Growth Hacking for Grownups: How Can Big Brands Leverage Startup Growth Tactics?

Growth hacking seems to be relevant only for scrappy startups and too risky for big brands. But by using many controlled tests of small changes, big brands can use growth hacking approaches to innovate also.

We open on a scene of a crowded co-working space at a company whose assets aren’t much more than a card table, folding chairs and lots of white earbuds. A young person with no experience building a brand pecks at a laptop, hunting for the secret internet button — the one that only people wearing hoodies can see. With a few clever tricks, he will hack the gates of the canal that controls internet traffic and in a matter of days shift the flow of customers from you to them.

That’s the popular image of growth hacking, right? Scrappy startups rocketing from a few thousand users to a million to become market leaders. With a tweak in referral incentives or the customer experience, David not only beats Goliath but becomes Goliath.

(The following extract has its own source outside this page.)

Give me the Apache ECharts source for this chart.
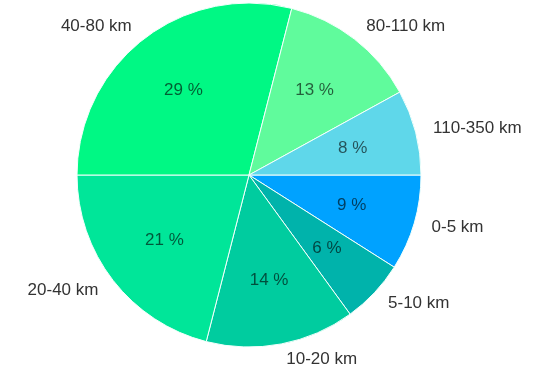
<!DOCTYPE html>
<html>
<head>
<meta charset="utf-8">
<script src="https://cdn.jsdelivr.net/npm/echarts@6/dist/echarts.min.js"></script>
<style>
html, body { margin: 0; padding: 0; background: #fff; }
#chart { width: 545px; height: 371px; }
</style>
</head>
<body>
<div id="chart"></div>
<script>
// distances, in clockwise order from 3 o'clock
var categories = ['0-5 km', '5-10 km', '10-20 km', '20-40 km', '40-80 km', '80-110 km', '110-350 km'];
var shares = [9, 6, 14, 21, 29, 13, 8];
var colors = ['#00a2ff', '#00b3ab', '#00cc9f', '#00e699', '#00f884', '#60fb9c', '#5fd7ea'];

var myChart = echarts.init(document.getElementById('chart'));

var data = categories.map(function (c, i) {
	return { name: c, value: shares[i], itemStyle: { color: colors[i] } };
});
// copy for the percent labels (transparent)
var ghost = categories.map(function (c, i) {
	return { name: c, value: shares[i] };
});

var option = {
	animation: false,
	series: [
		{
			type: 'pie',
			center: [249, 175],
			radius: [0, 172],
			startAngle: 0,
			clockwise: true,
			avoidLabelOverlap: false,
			itemStyle: { borderColor: '#f2fffb', borderWidth: 1 },
			label: {
				position: 'outside',
				formatter: '{b}',
				fontFamily: 'Liberation Sans, Arial, sans-serif',
				fontSize: 17,
				color: '#333',
				distanceToLabelLine: 2
			},
			labelLine: { show: false, length: 16, length2: 0 },
			data: data
		},
		{
			type: 'pie',
			center: [249, 175],
			radius: [36, 172],
			startAngle: 0,
			clockwise: true,
			silent: true,
			itemStyle: { color: 'rgba(0,0,0,0)' },
			label: {
				position: 'inside',
				formatter: '{c} %',
				fontFamily: 'Liberation Sans, Arial, sans-serif',
				fontSize: 17,
				color: 'rgba(0,0,0,0.62)'
			},
			labelLine: { show: false },
			data: ghost
		}
	]
};
myChart.setOption(option);
</script>
</body>
</html>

So much of the conversation about growth hacking is about new companies trying to break through that almost any article on the subject mentions well-known cases like these:

  • Airbnb enabling an automatic cross post to Craigslist (which Craigslist later blocked), helping to spread word of the service very quickly.
  • Hotmail embedding a call-to-action in the bottom of every message, so that users were effectively advertising to everyone they sent an email to.
  • Dropbox’s legendary incentivized referral program. Get more free space simply by inviting others, which made each user stickier.

Most of the growth hacking tactics you hear about are by startups that invent them out of necessity because they don’t have resources for marketing. This can make it seem like the ethos of growth hacking is inherently to “get big fast.”

But what if you’re already big? These tricks can feel irrelevant or even risky for established brands that have a loyal following with millions of customers, where making a huge change could potentially backfire and leave customers confused and upset.

I empathize with this hesitation. Big brands usually have decades of tradition behind them and an enormous reservoir of goodwill. They need to act like grownups. I would be nervous too about strategies that share the same label we use for mischievous kids creating mayhem on computers in their basements.

However, grownup brands can’t leave the growth hacking strategy to startups. It’s inevitable that companies hit plateaus, and in the worst-case scenario, incumbents stagnate and find themselves overtaken by new products. Big brands are constantly challenged to find new growth from somewhere.

And I’m here to tell you that it is possible to use growth hacking strategies conservatively and carefully in ways that reveal new opportunities for big brands.

Embrace failure

First the hard part: growth hacking requires a little bit of an attitude adjustment that embraces the inevitability of failure. For every success story you hear about in growth hacking, there are a dozen more untold stories about what didn’t work.

The heart of growth hacking is experimenting, testing (failing that test more often than not) and then iterating. You may also notice that almost all the examples of growth hacking are on digital platforms. One obvious lesson there is that digital can be scaled for growth.

But an overlooked lesson is that digital is measurable, which allows you to scale the learning and iteration. The beauty of growth hacking done properly is that the change can be implemented quickly. You can “up your failure rate,” to paraphrase Thomas Watson, the CEO who built IBM into Big Blue, the ultimate grownup company.

The beauty of being a big company is that you have a very large user base to experiment with. Of course, it would be completely foolish to make a major change to the user experience for millions of people. But with a large user base, you can carve out a small percentage that still makes a useful data set. Using platforms like Optimizely, Bounce Exchange or Qualaroo, you can implement fast tests and garner user feedback that provides valuable data and unlocks opportunities for growth.